Excellent post. And, it happens to me with every book I write.
And, Loretta Ross, ALL presidential campaigns are highly structured comedies these days. But what's even funnier is to watch what happens after the election when the truth eventually unfolds :)
Without coincidence, i.e., characters in the right place at the right time, events occurring in a certain order, it's very difficult to get a story to move forward. Otherwise, it's just...this happens and then that happens...and ultimately, not much happens at all. Coincidence does not necessarily involve suspension of disbelief - crazy stuff that doesn't fit into the story or is way out of character for the characters, does.
My life has been all about coincidence or serendipitous encounters.
WEETZIE BAT!
I almost baulked at the length of this post. I'm glad I trusted in Le R's judgement and dove in anyway. If only you posted more often Chérie.
"Truth is stranger than fiction" also means that fiction mustn't be as strange as truth.
To a certain extent, the starting of a good story almost always involves a certain amount of coincidence. The inciting incident happens to a person who is interesting, probably likeable, dynamic, and doubtless has some salient flaws. What are the chances of that?
I think it's perfectly acceptable to kick off a story with a coincidence, and completely unacceptable to resolve a story with a coincidence.
"Wow, look at that...oh shit, now what do I do?" is just fine for a beginning, but "Wow, that was lucky! Drinks on me!" as an ending cheats the reader.
A friend once told me about how weird it was that whenever she was out walking, the streetlights would go out. I'd seen the same thing when I lived in the city and had thought it was only me that happened to.

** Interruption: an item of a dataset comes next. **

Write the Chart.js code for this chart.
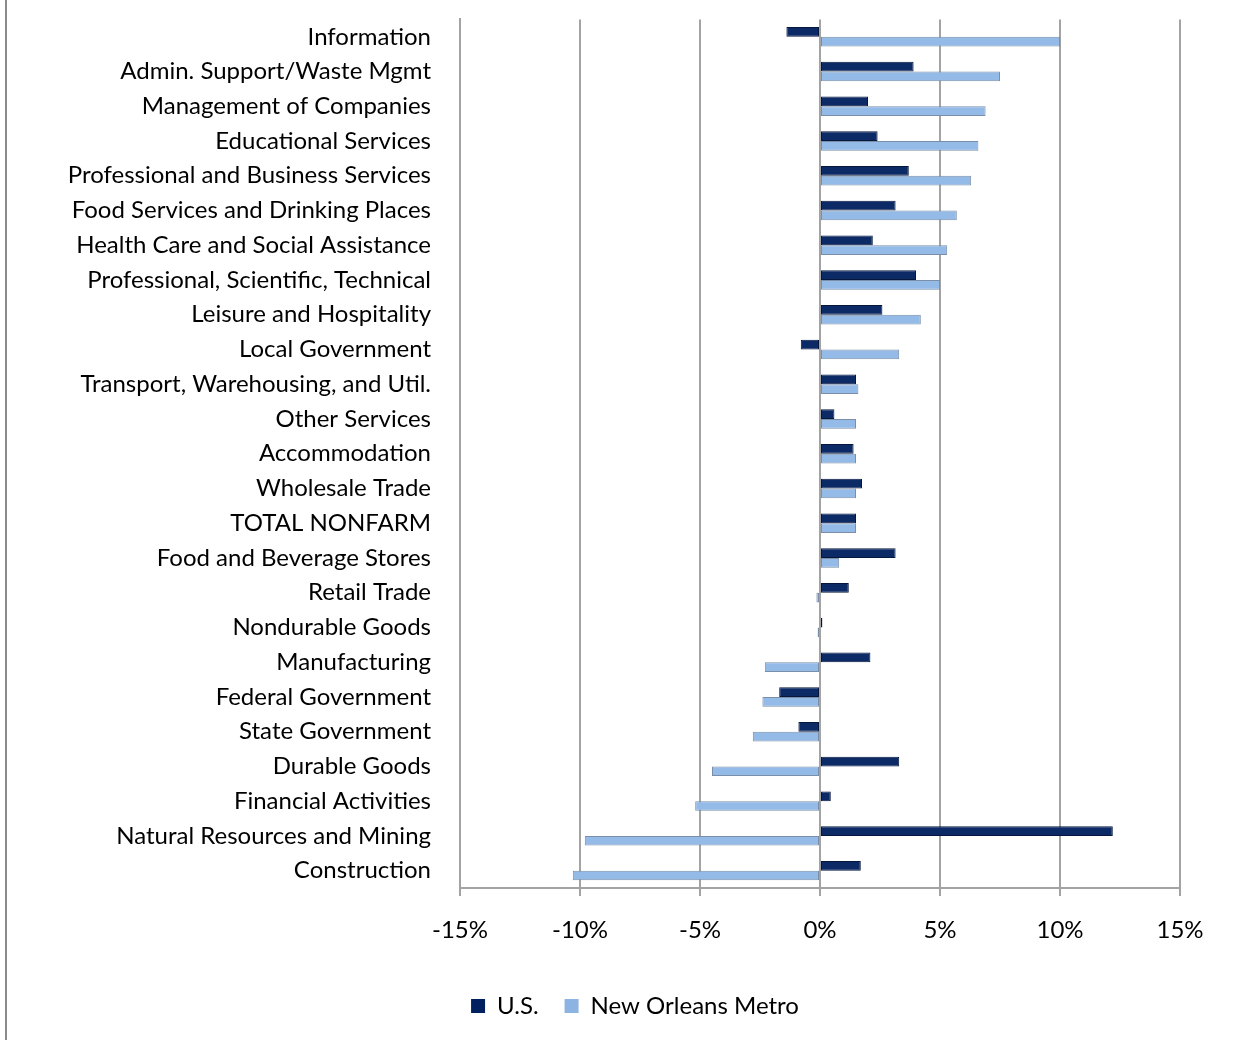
<!DOCTYPE html>
<html>
<head>
<meta charset="utf-8">
<script src="https://cdn.jsdelivr.net/npm/chart.js@4"></script>
<style>
  html, body { margin: 0; padding: 0; background: #fff; }
  #wrap { position: relative; width: 1255px; height: 1040px; }
  #edge { position: absolute; left: 5px; top: 0; width: 2px; height: 1040px; background: #8a8a8a; }
  canvas { position: absolute; left: 0; top: 0; }
</style>
</head>
<body>
<div id="wrap">
  <canvas id="chart" width="1255" height="1040"></canvas>
  <div id="edge"></div>
</div>
<script>
// Employment change by industry, U.S. vs New Orleans Metro (percent)
const industries = [
  'Information',
  'Admin. Support/Waste Mgmt',
  'Management of Companies',
  'Educational Services',
  'Professional and Business Services',
  'Food Services and Drinking Places',
  'Health Care and Social Assistance',
  'Professional, Scientific, Technical',
  'Leisure and Hospitality',
  'Local Government',
  'Transport, Warehousing, and Util.',
  'Other Services',
  'Accommodation',
  'Wholesale Trade',
  'TOTAL NONFARM',
  'Food and Beverage Stores',
  'Retail Trade',
  'Nondurable Goods',
  'Manufacturing',
  'Federal Government',
  'State Government',
  'Durable Goods',
  'Financial Activities',
  'Natural Resources and Mining',
  'Construction'
];

const usChange = [
  -1.4, 3.9, 2.0, 2.4, 3.7, 3.15, 2.2, 4.0, 2.6, -0.8,
  1.5, 0.6, 1.4, 1.75, 1.5, 3.15, 1.2, 0.1, 2.1, -1.7,
  -0.9, 3.3, 0.45, 12.2, 1.7
];

const noMetroChange = [
  10.0, 7.5, 6.9, 6.6, 6.3, 5.7, 5.3, 5.0, 4.2, 3.3,
  1.6, 1.5, 1.5, 1.5, 1.5, 0.8, -0.15, -0.1, -2.3, -2.4,
  -2.8, -4.5, -5.2, -9.8, -10.3
];

const labelFont = { family: 'Lato, "Open Sans", sans-serif', size: 24 };
const gridGray = '#a3a3a3';

new Chart(document.getElementById('chart').getContext('2d'), {
  type: 'bar',
  data: {
    labels: industries,
    datasets: [
      {
        label: 'U.S.',
        data: usChange,
        backgroundColor: '#0c2a66',
        borderColor: '#06173d',
        borderWidth: 1,
        borderSkipped: false,
        categoryPercentage: 0.56,
        barPercentage: 1.0
      },
      {
        label: 'New Orleans Metro',
        data: noMetroChange,
        backgroundColor: '#94bbe8',
        borderColor: '#7a8ea8',
        borderWidth: 1,
        borderSkipped: false,
        categoryPercentage: 0.56,
        barPercentage: 1.0
      }
    ]
  },
  options: {
    indexAxis: 'y',
    responsive: false,
    animation: false,
    layout: { padding: { top: 0, right: 0, bottom: 12, left: 15 } },
    plugins: {
      tooltip: { enabled: false },
      legend: {
        position: 'bottom',
        labels: {
          color: '#000',
          font: labelFont,
          boxWidth: 14,
          boxHeight: 14,
          padding: 26,
          // plain filled squares, no outline
          generateLabels: (chart) =>
            Chart.defaults.plugins.legend.labels.generateLabels(chart).map((item, i) => ({
              ...item,
              fillStyle: i === 0 ? '#002060' : '#8db3e2',
              lineWidth: 0
            }))
        }
      }
    },
    scales: {
      x: {
        min: -15,
        max: 15,
        ticks: {
          stepSize: 5,
          color: '#000',
          font: labelFont,
          padding: 20,
          callback: (v) => v + '%'
        },
        grid: { color: gridGray, lineWidth: 2, tickLength: 8, drawTicks: true },
        border: { display: true, color: gridGray, width: 2 },
        afterFit: (scale) => { scale.height = 80; }
      },
      y: {
        ticks: {
          color: '#000',
          font: labelFont,
          padding: 5,
          autoSkip: false
        },
        // invisible tick marks keep the labels clear of the wall
        grid: {
          display: true,
          color: 'rgba(0,0,0,0)',
          drawOnChartArea: false,
          drawTicks: true,
          tickLength: 24
        },
        border: { display: true, color: gridGray, width: 2 },
        afterFit: (scale) => { scale.width = 445; }
      },
      // empty right-hand margin so the plot stops at the 15% line
      margin: {
        type: 'linear',
        axis: 'y',
        position: 'right',
        display: true,
        ticks: { display: false },
        grid: { display: false, drawTicks: false },
        border: { display: false },
        afterFit: (scale) => { scale.width = 75; }
      }
    }
  }
});
</script>
</body>
</html>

The truth is, those lights are going out all the time, and the only ones we actually see going out are the those around us, when we're right there. So it's got nothing to do with us – just an illusion of our own limited perspective.
There definitely are strange connections at work at times, where even logic sits back and says, "WTF?", but often it's just us, being storytellers, projecting meaning onto random events.